Firenze, 14 marzo 2013 - Siamo arrivati intorno alle 16,30 dopo circa quattro ore di autostrada. Quello di oggi per noi è il viaggio della speranza. Ad accoglierci sulla porta degli Spedali Civili ci sono una ventina di persone tra fotografi, cameramen e giornalisti assortiti. Sofia dorme tra le mie braccia: dalla copertina rossa spunta un spicchio della sua faccia minuta disegnata al compasso. "Sposti la copertina signora…vogliamo vedere la bambina!". Flash e microfoni, tutti vogliono immortalare la piccola stella polare che nelle ultime settimane trascina alla ribalta con sé tutto il firmamento dei bimbi malati, quelli che di solito se ne stanno perduti nel buio ai margini della società, in cui brancolava anche Sofia fino a poco tempo fa.

Ora invece i miei colleghi giornalisti s’impegnano ad immortalarla mentre sonnecchia, e i riflettori illuminano anche i primi sorrisi sui nostri volti, invecchiati di anni in poche settimane. Dentro di me però sento di aver lasciato a casa qualcosa di caro, che la legge italiana m’impedisce di portare con noi. Sono Mina, Teresa, Maria, Luciano e i loro bambini leucodistrofici che come Sofia ogni giorno combattono lo stesso mostro.
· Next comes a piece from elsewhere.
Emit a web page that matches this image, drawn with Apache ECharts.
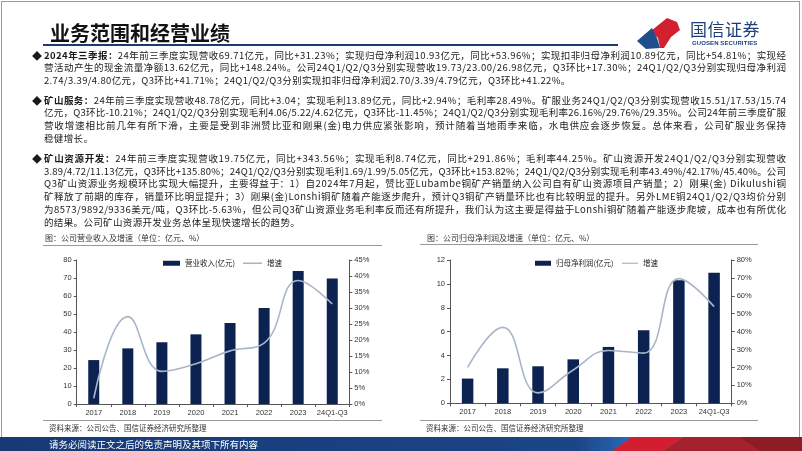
<!DOCTYPE html>
<html>
<head>
<meta charset="utf-8">
<script src="https://cdn.jsdelivr.net/npm/echarts@6/dist/echarts.min.js"></script>
<style>
html,body{margin:0;padding:0;background:#fff;}
#page{position:relative;width:802px;height:451px;overflow:hidden;background:#fff;font-family:"Noto Sans CJK SC",sans-serif;color:#1a1a1a;}
#chart{position:absolute;left:0;top:0;width:802px;height:451px;}
.abs{position:absolute;white-space:nowrap;}
.ln{position:absolute;left:44px;white-space:nowrap;font-size:9.5px;line-height:13px;height:13px;}
.dia{position:absolute;left:32px;font-size:10px;line-height:13px;}
b{font-weight:700;}
.sep{position:absolute;height:1px;background:#9a9a9a;}
.ct{position:absolute;font-size:8px;line-height:10px;color:#333;white-space:nowrap;}
</style>
</head>
<body>
<div id="page">
  <div id="chart"></div>
  <div style="position:absolute;left:1px;top:1px;width:797px;height:449px;border:1px solid #9c9c9c;border-bottom:none;pointer-events:none;"></div>
  <!-- header -->
  <div class="abs" style="left:50px;top:20px;font-size:20px;line-height:26px;font-weight:700;color:#111;">业务范围和经营业绩</div>
  <div style="position:absolute;left:43px;top:44px;width:575px;height:2px;background:#1d3b70;"></div>
  <svg style="position:absolute;left:0;top:0" width="802" height="60">
    <polygon points="651,31 667,18 677,22 680,30 671,37 664,48 660,48 658,38" fill="#d3202f"/>
    <polygon points="637,41 652,28 657,38 660,48 646,49" fill="#1f4e8c"/>
  </svg>
  <div class="abs" style="left:690px;top:18px;font-size:17px;line-height:22px;color:#1e3f7a;letter-spacing:0.5px;">国信证券</div>
  <div class="abs" style="left:692px;top:40px;font-size:6px;line-height:7px;color:#1e3f7a;font-weight:700;font-family:'Liberation Sans',sans-serif;letter-spacing:0.1px;">GUOSEN SECURITIES</div>

  <!-- body text -->
  <div id="txt"></div>

  <!-- chart titles and separators -->
  <div class="ct" style="left:45px;top:232.5px;">图：公司营业收入及增速（单位：亿元、%）</div>
  <div class="sep" style="left:43px;top:245px;width:339px;"></div>
  <div class="ct" style="left:427px;top:232.5px;">图：公司归母净利润及增速（单位：亿元、%）</div>
  <div class="sep" style="left:420px;top:244px;width:338px;"></div>
  <div class="sep" style="left:43px;top:420px;width:339px;"></div>
  <div class="sep" style="left:420px;top:420px;width:338px;"></div>
  <div class="ct" style="left:49px;top:423px;font-size:7.5px;">资料来源：公司公告、国信证券经济研究所整理</div>
  <div class="ct" style="left:426px;top:423px;font-size:7.5px;">资料来源：公司公告、国信证券经济研究所整理</div>

  <!-- footer -->
  <svg style="position:absolute;left:0;top:437px" width="802" height="14">
    <defs>
      <linearGradient id="fb" x1="0" x2="1" y1="0" y2="0">
        <stop offset="0" stop-color="#173a76"/>
        <stop offset="0.72" stop-color="#1c4585"/>
        <stop offset="0.79" stop-color="#2b6bbb"/>
      </linearGradient>
    </defs>
    <rect x="0" y="0" width="802" height="14" fill="url(#fb)"/>
    <polygon points="632,0 684,0 664,14 612,14" fill="#d21e2e"/>
    <polygon points="684,0 802,0 802,14 664,14" fill="#a3222b"/>
    <polygon points="740,0 802,0 802,14 760,14" fill="#8e1c24"/>
  </svg>
  <div class="abs" style="left:49px;top:437px;font-size:9.5px;line-height:14px;color:#fff;">请务必阅读正文之后的免责声明及其项下所有内容</div>
</div>

<script>
// ---------------- data ----------------
const categories = ['2017', '2018', '2019', '2020', '2021', '2022', '2023', '24Q1-Q3'];
const revenue = [24.4, 30.9, 34.3, 38.7, 45.0, 53.4, 73.9, 69.71];
const revenueGrowth = [1.8, 27.3, 10.2, 12.6, 16.6, 19.0, 38.6, 31.23];
const netProfit = [2.07, 2.93, 3.10, 3.68, 4.72, 6.12, 10.30, 10.93];
const profitGrowth = [20.0, 42.4, 5.8, 18.6, 29.5, 28.0, 69.6, 53.96];
const revAxisTicks = [0, 80, 10];       // min, max, interval
const revGrowthTicks = [0, 45, 5];
const profitAxisTicks = [0, 12, 2];
const profitGrowthTicks = [0, 80, 10];
const revBarName = '营业收入(亿元)';
const profitBarName = '归母净利润(亿元)';
const growthName = '增速';

// ---------------- body text ----------------
const paragraphs = [
  {top: 48.5, head: '2024年三季报：', lines: [
    '24年前三季度实现营收69.71亿元，同比+31.23%；实现归母净利润10.93亿元，同比+53.96%；实现扣非归母净利润10.89亿元，同比+54.81%；实现经',
    '营活动产生的现金流量净额13.62亿元，同比+148.24%。公司24Q1/Q2/Q3分别实现营收19.73/23.00/26.98亿元，Q3环比+17.30%；24Q1/Q2/Q3分别实现归母净利润',
    '2.74/3.39/4.80亿元，Q3环比+41.71%；24Q1/Q2/Q3分别实现扣非归母净利润2.70/3.39/4.79亿元，Q3环比+41.22%。'
  ]},
  {top: 93.5, head: '矿山服务：', lines: [
    '24年前三季度实现营收48.78亿元，同比+3.04；实现毛利13.89亿元，同比+2.94%；毛利率28.49%。矿服业务24Q1/Q2/Q3分别实现营收15.51/17.53/15.74',
    '亿元，Q3环比-10.21%；24Q1/Q2/Q3分别实现毛利4.06/5.22/4.62亿元，Q3环比-11.45%；24Q1/Q2/Q3分别实现毛利率26.16%/29.76%/29.35%。公司24年前三季度矿服',
    '营收增速相比前几年有所下滑，主要是受到非洲赞比亚和刚果(金)电力供应紧张影响，预计随着当地雨季来临，水电供应会逐步恢复。总体来看，公司矿服业务保持',
    '稳健增长。'
  ]},
  {top: 151.8, head: '矿山资源开发：', lines: [
    '24年前三季度实现营收19.75亿元，同比+343.56%；实现毛利8.74亿元，同比+291.86%；毛利率44.25%。矿山资源开发24Q1/Q2/Q3分别实现营收',
    '3.89/4.72/11.13亿元，Q3环比+135.80%；24Q1/Q2/Q3分别实现毛利1.69/1.99/5.05亿元，Q3环比+153.82%；24Q1/Q2/Q3分别实现毛利率43.49%/42.17%/45.40%。公司',
    'Q3矿山资源业务规模环比实现大幅提升，主要得益于：1）自2024年7月起，赞比亚Lubambe铜矿产销量纳入公司自有矿山资源项目产销量；2）刚果(金) Dikulushi铜',
    '矿释放了前期的库存，销量环比明显提升；3）刚果(金)Lonshi铜矿随着产能逐步爬升，预计Q3铜矿产销量环比也有比较明显的提升。另外LME铜24Q1/Q2/Q3均价分别',
    '为8573/9892/9336美元/吨，Q3环比-5.63%，但公司Q3矿山资源业务毛利率反而还有所提升，我们认为这主要是得益于Lonshi铜矿随着产能逐步爬坡，成本也有所优化',
    '的结果。公司矿山资源开发业务总体呈现快速增长的趋势。'
  ]}
];
const TEXT_RIGHT = 786, TEXT_LEFT = 44, LINE_H = 12.8;
const txt = document.getElementById('txt');
paragraphs.forEach(p => {
  const d = document.createElement('div');
  d.className = 'dia'; d.style.top = p.top + 'px'; d.textContent = '◆';
  txt.appendChild(d);
  p.lines.forEach((l, i) => {
    const s = document.createElement('span');
    s.className = 'ln';
    s.style.top = (p.top + i * LINE_H) + 'px';
    if (i === 0) {
      const b = document.createElement('b'); b.textContent = p.head; s.appendChild(b);
    }
    s.appendChild(document.createTextNode(l));
    txt.appendChild(s);
    const full = i < p.lines.length - 1;
    if (full) {
      const n = s.textContent.length;
      const w = s.getBoundingClientRect().width;
      const ls = (TEXT_RIGHT - TEXT_LEFT - w) / (n - 1);
      s.style.letterSpacing = ls + 'px';
    } else {
      s.style.letterSpacing = '0.35px';
    }
  });
});

// ---------------- chart ----------------
const chart = echarts.init(document.getElementById('chart'), null, {renderer: 'canvas'});
const axisFont = {fontSize: 7.5, color: '#333', fontFamily: 'Liberation Sans, Arial, sans-serif'};
const axisLine = {show: true, lineStyle: {color: '#555', width: 1}};
const barColor = '#0c2352';
const lineColor = '#a9b6c8';
const legendText = {fontSize: 7.5, color: '#222', fontFamily: '"Noto Sans CJK SC", sans-serif'};

function xAx(gi) {
  return {type: 'category', gridIndex: gi, data: categories,
    axisLine: axisLine, axisTick: {show: true, length: 3, lineStyle: {color: '#555'}},
    axisLabel: Object.assign({margin: 5, interval: 0}, axisFont), splitLine: {show: false}};
}
function yAx(gi, t, pct, pos) {
  return {type: 'value', gridIndex: gi, position: pos, min: t[0], max: t[1], interval: t[2],
    axisLine: axisLine, axisTick: {show: true, length: 3, lineStyle: {color: '#555'}},
    splitLine: {show: false},
    axisLabel: Object.assign({margin: 5, formatter: pct ? '{value}%' : '{value}'}, axisFont)};
}

chart.setOption({
  animation: false,
  textStyle: {fontFamily: 'Liberation Sans, "Noto Sans CJK SC", sans-serif'},
  grid: [
    {left: 76.7, right: 802 - 349.3, top: 260, bottom: 451 - 404},
    {left: 450, right: 802 - 731.7, top: 260, bottom: 451 - 403.3}
  ],
  legend: [
    {left: 158, top: 254.5, itemWidth: 17, itemHeight: 5, textStyle: legendText,
      data: [{name: revBarName, icon: 'rect'}]},
    {left: 238, top: 254.5, itemWidth: 19, itemHeight: 1.6, textStyle: legendText,
      data: [{name: growthName, icon: 'rect'}]},
    {left: 530, top: 254.5, itemWidth: 16, itemHeight: 5, textStyle: legendText,
      data: [{name: profitBarName, icon: 'rect'}]},
    {left: 617, top: 254.5, itemWidth: 16, itemHeight: 1.2, textStyle: legendText,
      data: [{name: growthName, icon: 'rect'}]}
  ],
  xAxis: [xAx(0), xAx(1)],
  yAxis: [
    yAx(0, revAxisTicks, false, 'left'), yAx(0, revGrowthTicks, true, 'right'),
    yAx(1, profitAxisTicks, false, 'left'), yAx(1, profitGrowthTicks, true, 'right')
  ],
  series: [
    {name: revBarName, type: 'bar', xAxisIndex: 0, yAxisIndex: 0, data: revenue,
      barWidth: 11, itemStyle: {color: barColor}},
    {name: growthName, type: 'line', xAxisIndex: 0, yAxisIndex: 1, data: revenueGrowth,
      smooth: 0.45, symbol: 'none', lineStyle: {color: lineColor, width: 1.6}, itemStyle: {color: lineColor}},
    {name: profitBarName, type: 'bar', xAxisIndex: 1, yAxisIndex: 2, data: netProfit,
      barWidth: 11.5, itemStyle: {color: barColor}},
    {name: growthName, type: 'line', xAxisIndex: 1, yAxisIndex: 3, data: profitGrowth,
      smooth: 0.45, symbol: 'none', lineStyle: {color: lineColor, width: 1.6}, itemStyle: {color: lineColor}}
  ]
});
</script>
</body>
</html>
Loro però non hanno avuto la possibilità di cavalcare l’onda mediatica che ci ha portato qui, nella stanza di ospedale che per noi rappresenta il trampolino verso l’unica speranza: l’infusione di staminali che - a detta del direttore del Centro Trapianti Fulvio Porta - dovrebbe essere somministrata a Sofia nel pomeriggio di domani.

Mina mi ha chiamata ieri sera per farci gli auguri "Sai, siamo anche noi ricoverati in ospedale, al Gaslini di Genova, perché Natale deve sottoporsi a dei controlli" - una pausa, la sua voce giovane si strozza - "i medici dicono che quella di Naty è una forma di leucodistrofia molto severa". Riesco a dirle solo che mi dispiace, che non deve dare troppo peso ai medici perché si sa, esasperano sempre i toni e poi la verità è che nessuno ne sa niente di questa malattia mostruosa. Invece lo so come si sente Mina. Con le braccia che le cadono e le ginocchia che si piegano, faccia a faccia col muso duro dei medici che ti parlano di peggioramenti nella deglutizione, difficoltà respiratoria, operazioni da fare, tubi da infilare. E invece delle bugie che le dico vorrei poterla prendere e portare via "Mina vieni a Brescia ché domani anche Natale può iniziare la cura compassionevole insieme a Sofia!"